In 2009 he earned an MFA in Design at the University of Wisconsin - Madison. He taught Industrial Design for five years at Kansas State University and the last six years at the University of Wisconsin - Stout.
Industrial Designer Walks into a Bar: The Role of Humor in Student's Creativity and Conceptualization Processes
Education Symposium
Workshop
Sept 14, 2022
Main Stage
8:30 AM - 9:15 AM
The workshop will begin with a brief discussion of the crossovers and commonalities between humor, play, and design innovation: irony, unexpected combinations of elements, unanticipated outcomes, force fits, amusement, etc.
Further discussion will be around anecdotal observations of student reluctance for self-revelation and prewired tendencies toward safe and conservative ideation, and suggested use of stretching, sketch-ercising activities to encourage more unencumbered and unbridled explorations.

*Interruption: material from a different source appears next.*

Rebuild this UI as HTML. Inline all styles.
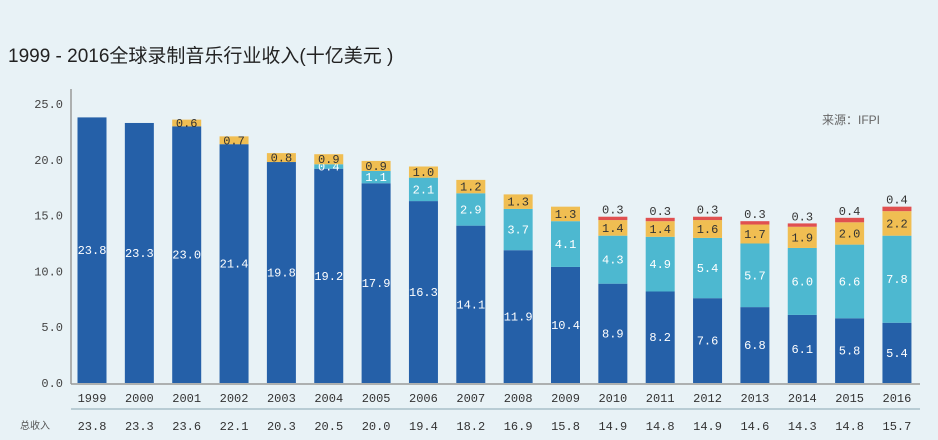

The active workshop session will involve a Jay Doblin-inspired exercise of guided creativity involving writing new languages, deconstructing product features and attributes, active / rapid sketch ideation, forced integration, and finally an enthusiastic 'pitch' of newly conceptualized works to the assembled group. (Laughter ensues...if we've done it right.)
The session also will suggest the role of the instructor in facilitating the leap back from the 'ridiculous to the sublime' and finding the inklings of innovation in the solutions. There is always a nugget of something new!
The exercise will culminate in a recap of the objectives of the exercise and reflections on the results.